Après nous avoir grandement -et de manière enthousiasmante- désorientés avec son album éponyme, en octobre 2019, le Bantou Mentale de Paris et Kinshasa remet le couvert avec un sept titres qui succède lui-même à Mentale Zombie, deux titres paru en janvier de cette année. Congo Animal, c’est son nom, présente à nouveau une mixture épicée, relevée aux saveurs d’Afrique et frappé du sceau de l’ingéniosité dans le malaxage musical. C’est par le titre éponyme que l’agitation trouve ses premiers soubresauts, entre drum’n’bass, chants de là-bas et acidulé de traits tribaux. Le bazar est dur à qualifier, en revanche l’écoute à coup sûr fera son effet. Trépidant, le morceau met déjà Bantou Mentale à l’écart de tout genre connu ou conventionnel. Le funk électroïde de The forest meets the disco queen, ondulant, groovy, nous en met à son tour plein les jambes. On danse, proche de la transe. Un brin…disco aussi,comme son intitulé le laisse deviner, le titre se pare de motifs récurrents qui le font voleter. Sur plus de sept minutes, on bouge les épaules, porté par un genre nouveau. Il est nécessaire de s’en imprégner, le brassage est osé.

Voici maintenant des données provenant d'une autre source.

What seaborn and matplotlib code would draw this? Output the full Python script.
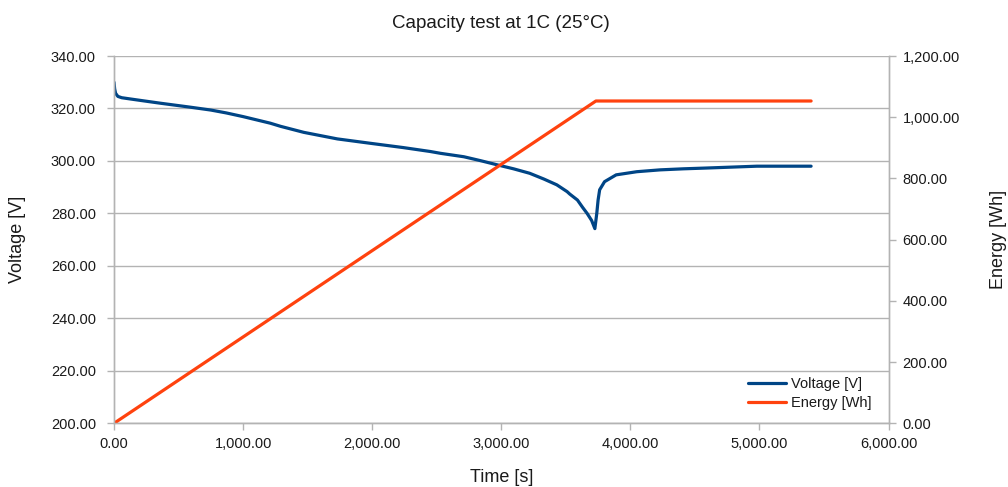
import matplotlib
matplotlib.use("Agg")
import matplotlib.pyplot as plt
import matplotlib.ticker as mticker
import seaborn as sns
import pandas as pd

# ---- data ----
volt_time = [0, 5, 12, 30, 60, 130, 230, 360, 590, 750, 870, 1000, 1210, 1290,
             1470, 1730, 1990, 2240, 2450, 2530, 2710, 2840, 2970, 3095, 3220,
             3330, 3430, 3510, 3530, 3590, 3630, 3665, 3700, 3725,
             3740, 3750, 3762, 3800, 3890, 4050, 4230, 4410, 4590, 4980, 5400]
voltage = [330.0, 327.5, 325.8, 324.6, 324.1, 323.6, 322.9, 322.0, 320.5, 319.4,
           318.3, 316.9, 314.4, 313.2, 310.9, 308.4, 306.7, 305.1, 303.6, 302.9,
           301.6, 300.1, 298.5, 297.0, 295.3, 293.1, 290.9, 288.3, 287.4, 285.1,
           282.3, 280.0, 277.3, 274.2,
           280.1, 285.1, 289.0, 292.1, 294.7, 295.9, 296.6, 297.0, 297.3, 298.0, 298.0]
energy_time = [0, 3733, 5400]
energy = [0.0, 1053.0, 1053.0]

title = "Capacity test at 1C (25°C)"
x_label = "Time [s]"
y_left_label = "Voltage [V]"
y_right_label = "Energy [Wh]"
series_names = ["Voltage [V]", "Energy [Wh]"]
colors = ["#004586", "#ff420e"]

df_v = pd.DataFrame({"t": volt_time, "v": voltage})
df_e = pd.DataFrame({"t": energy_time, "e": energy})

sns.set_theme(style="white")
plt.rcParams["font.family"] = ["Liberation Sans", "DejaVu Sans"]

fig = plt.figure(figsize=(10.08, 4.87), dpi=100)
ax = fig.add_axes([0.1131, 0.1308, 0.7684, 0.7542])
ax2 = ax.twinx()

sns.lineplot(data=df_v, x="t", y="v", ax=ax, color=colors[0], linewidth=2.3,
             estimator=None, sort=False, label=series_names[0], legend=False)
sns.lineplot(data=df_e, x="t", y="e", ax=ax2, color=colors[1], linewidth=2.3,
             estimator=None, sort=False, label=series_names[1], legend=False)
for ln in ax.get_lines() + ax2.get_lines():
    ln.set_solid_joinstyle("round")

grid_c = "#b3b3b3"
text_c = "#1a1a1a"

ax.set_xlim(0, 6000)
ax.set_ylim(200, 340)
ax2.set_ylim(0, 1200)
ax.set_xticks(range(0, 6001, 1000))
ax.set_yticks(range(200, 341, 20))
ax2.set_yticks(range(0, 1201, 200))
fmt = mticker.StrMethodFormatter("{x:,.2f}")
ax.xaxis.set_major_formatter(fmt)
ax.yaxis.set_major_formatter(fmt)
ax2.yaxis.set_major_formatter(fmt)

ax.yaxis.grid(True, color=grid_c, linewidth=1.0)
ax.xaxis.grid(False)
ax2.grid(False)
ax.set_axisbelow(True)

for a in (ax, ax2):
    for s in ("left", "right", "bottom"):
        a.spines[s].set_color(grid_c)
        a.spines[s].set_linewidth(1.0)
    a.spines["top"].set_visible(False)

ax.tick_params(axis="y", which="major", left=True, length=5, width=1, color=grid_c,
               labelsize=10.5, labelcolor=text_c, pad=8)
ax.tick_params(axis="x", which="major", bottom=True, length=5, width=1, color=grid_c,
               labelsize=10.5, labelcolor=text_c, pad=5)
ax2.tick_params(axis="y", which="major", right=True, length=5, width=1, color=grid_c,
                labelsize=10.5, labelcolor=text_c, pad=5)

ax.set_xlabel(x_label, fontsize=13, color=text_c, labelpad=13)
ax.set_ylabel(y_left_label, fontsize=13, color=text_c, labelpad=18)
ax2.set_ylabel(y_right_label, fontsize=13, color=text_c, labelpad=22)
ax.set_title(title, fontsize=13.5, color=text_c, pad=20)

h1 = ax.get_lines()[:1]
h2 = ax2.get_lines()[:1]
leg = ax2.legend(h1 + h2, series_names, loc="lower left", bbox_to_anchor=(0.818, 0.035),
                 frameon=False, fontsize=10.5, handlelength=2.6, handletextpad=0.35,
                 borderpad=0, borderaxespad=0, labelspacing=0.35)
for t in leg.get_texts():
    t.set_color(text_c)

fig.savefig("out.png", dpi=100, facecolor="white")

Mais Bantou Mentale, une fois dompté -c’est un animal-, squattera ton salon. Kosala, électrifié, hanté et secoué, saccadé, laisse échapper des scories psyché, dub aussi. Sur scène, on imagine déjà l’étendue du registre, les corps en sueur gigoter jusqu’au terme du set. Moto, sous l’impulsion de vagues électro tordues, dark, enfume la psyché. Tribal et brumeux, psychotrope, il assied l’emprise de Bantou Mentale. Aucun chant fou ne l’étaye; ce n’est rien, il se suffit à lui-même. On en arrive ainsi au mitan du disque, envoûté.
Arrive alors Anakonda, séquencé, fait d’une multitude de sonorités inexplorées jusqu’alors. Musique d’Afrique, son d’un Paris multi-culturel mais, surtout, effluves d’ici et d’ailleurs confèrent à Bantou Mentale une identité forte, reconnaissable après toutes ces sorties significatives. Mbonka terra n’est pas plus identifiable, quoique…si: c’est, en fait, du Bantou Mentale! Des traits rock bluesy bien wild sortent de la marmite, débordante. Ici aussi, des retombées psychédéliques mettent les cerveaux en grande difficultés. Sur plus de sept minutes, à nouveau, on se fait posséder, capturer. Extirpés de nos repères, on peut s’y perdre mais l’accoutumance guette, démoniaque. C’est à Mentale madness que revient l’honneur de fermer la porte d’une jungle musicale dont on n’a pas fini de parcourir, de liane en liane, les recoins sonores.
C’est sur un ton électro fusant, émaillé de secousses de percus, que l’instrumental trace sa route pour nous laisser hagards, pantois, au bout d’une écoute qui se verra suivie de nombreuses autres, dans le but de s’enivrer d’un bouillon innovant mais aussi, dans un premier temps, d’en saisir toute la teneur et d’en maîtriser la composition. Au terme de l’investigation, on ne pourra en ressortir entier, intact. Bantou Mentale aura posé sa griffe, acérée, sur une mappemonde musicale bigarrée et audacieuse, et sur nos cerveaux délicieusement tourneboulés.